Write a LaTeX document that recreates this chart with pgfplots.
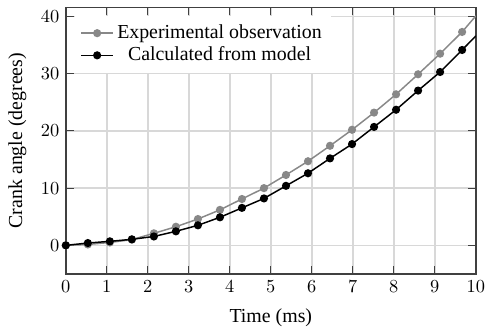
\documentclass[border=0pt]{standalone}
\usepackage{pgfplots}
\pgfplotsset{compat=1.18}
\usepackage{fontspec}
\setmainfont{Liberation Serif}
\definecolor{expgray}{HTML}{888888}
\definecolor{gridgray}{HTML}{D8D8D8}
\definecolor{axisgray}{HTML}{404040}
\begin{document}
\begin{tikzpicture}
\begin{axis}[
  name=main,
  scale only axis,
  width=223pt, height=145pt,
  xmin=0, xmax=10, ymin=-5, ymax=41.6,
  xtick={0,1,...,10},
  ytick={0,10,20,30,40},
  grid=major,
  major grid style={gridgray, line width=0.8pt},
  axis line style={axisgray, line width=0.8pt},
  tick style={axisgray, line width=0.6pt},
  label style={font=\fontsize{10.8pt}{13pt}\selectfont},
  xlabel={Time (ms)},
  ylabel={Crank angle (degrees)},
  xlabel style={yshift=-2pt},
  ylabel style={yshift=1pt},
  legend style={at={(0.022,0.97)}, anchor=north west, draw=none, fill=white,
    font=\fontsize{10.8pt}{12pt}\selectfont, row sep=-1pt, inner ysep=3pt, inner xsep=3pt},
  legend cell align=center,
  legend image post style={mark indices={2}},
]
\addplot[expgray, line width=0.8pt, mark=*, mark size=1.8pt, mark options={fill=expgray, draw=expgray}, mark indices={1,...,19}] coordinates {
(0,0) (0.537,0.15) (1.074,0.5) (1.611,1.0) (2.148,2.1) (2.685,3.25) (3.222,4.6)
(3.759,6.2) (4.296,8.1) (4.833,10.0) (5.370,12.3) (5.907,14.7) (6.444,17.4)
(6.981,20.2) (7.518,23.2) (8.055,26.4) (8.592,29.9) (9.129,33.5) (9.666,37.3) (10,40.1)
};
\addlegendentry{Experimental observation}
\addplot[black, line width=0.8pt, mark=*, mark size=1.8pt, mark indices={1,...,19}] coordinates {
(0,0) (0.537,0.4) (1.074,0.7) (1.611,1.05) (2.148,1.55) (2.685,2.45) (3.222,3.5)
(3.759,4.9) (4.296,6.55) (4.833,8.2) (5.370,10.4) (5.907,12.6) (6.444,15.2)
(6.981,17.7) (7.518,20.7) (8.055,23.7) (8.592,27.05) (9.129,30.3) (9.666,34.15) (10,36.6)
};
\addlegendentry{Calculated from model}
\end{axis}
\pgfresetboundingbox
\path ([shift={(-35.8pt,-29.9pt)}]main.south west) rectangle ([shift={(5pt,4pt)}]main.north east);
\end{tikzpicture}
\end{document}
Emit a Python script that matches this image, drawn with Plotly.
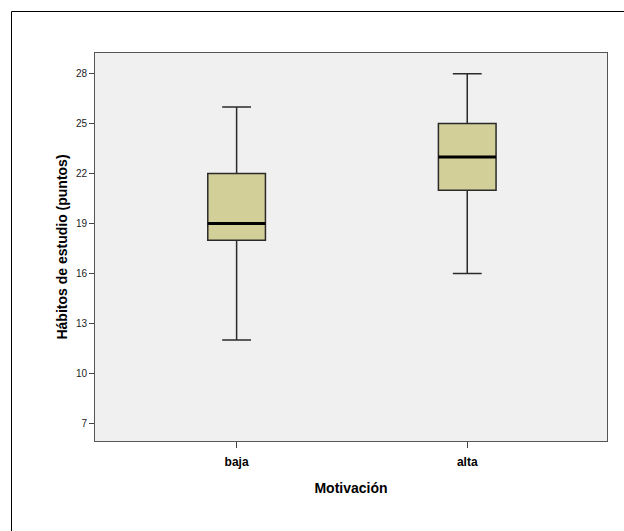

■ **WHAT IS NEEDED**
Quote everything in the listing above exactly; pictures are the only thing to omit.

■ **TASK SOLUTION**
Write a LaTeX document that recreates this chart with pgfplots.
\documentclass[border=0pt]{standalone}
\usepackage{pgfplots}
\pgfplotsset{compat=1.18}
\usepackage{fontspec}
\setmainfont{Liberation Serif}
\definecolor{expgray}{HTML}{888888}
\definecolor{gridgray}{HTML}{D8D8D8}
\definecolor{axisgray}{HTML}{404040}
\begin{document}
\begin{tikzpicture}
\begin{axis}[
  name=main,
  scale only axis,
  width=223pt, height=145pt,
  xmin=0, xmax=10, ymin=-5, ymax=41.6,
  xtick={0,1,...,10},
  ytick={0,10,20,30,40},
  grid=major,
  major grid style={gridgray, line width=0.8pt},
  axis line style={axisgray, line width=0.8pt},
  tick style={axisgray, line width=0.6pt},
  label style={font=\fontsize{10.8pt}{13pt}\selectfont},
  xlabel={Time (ms)},
  ylabel={Crank angle (degrees)},
  xlabel style={yshift=-2pt},
  ylabel style={yshift=1pt},
  legend style={at={(0.022,0.97)}, anchor=north west, draw=none, fill=white,
    font=\fontsize{10.8pt}{12pt}\selectfont, row sep=-1pt, inner ysep=3pt, inner xsep=3pt},
  legend cell align=center,
  legend image post style={mark indices={2}},
]
\addplot[expgray, line width=0.8pt, mark=*, mark size=1.8pt, mark options={fill=expgray, draw=expgray}, mark indices={1,...,19}] coordinates {
(0,0) (0.537,0.15) (1.074,0.5) (1.611,1.0) (2.148,2.1) (2.685,3.25) (3.222,4.6)
(3.759,6.2) (4.296,8.1) (4.833,10.0) (5.370,12.3) (5.907,14.7) (6.444,17.4)
(6.981,20.2) (7.518,23.2) (8.055,26.4) (8.592,29.9) (9.129,33.5) (9.666,37.3) (10,40.1)
};
\addlegendentry{Experimental observation}
\addplot[black, line width=0.8pt, mark=*, mark size=1.8pt, mark indices={1,...,19}] coordinates {
(0,0) (0.537,0.4) (1.074,0.7) (1.611,1.05) (2.148,1.55) (2.685,2.45) (3.222,3.5)
(3.759,4.9) (4.296,6.55) (4.833,8.2) (5.370,10.4) (5.907,12.6) (6.444,15.2)
(6.981,17.7) (7.518,20.7) (8.055,23.7) (8.592,27.05) (9.129,30.3) (9.666,34.15) (10,36.6)
};
\addlegendentry{Calculated from model}
\end{axis}
\pgfresetboundingbox
\path ([shift={(-35.8pt,-29.9pt)}]main.south west) rectangle ([shift={(5pt,4pt)}]main.north east);
\end{tikzpicture}
\end{document}
Emit a Python script that matches this image, drawn with Plotly.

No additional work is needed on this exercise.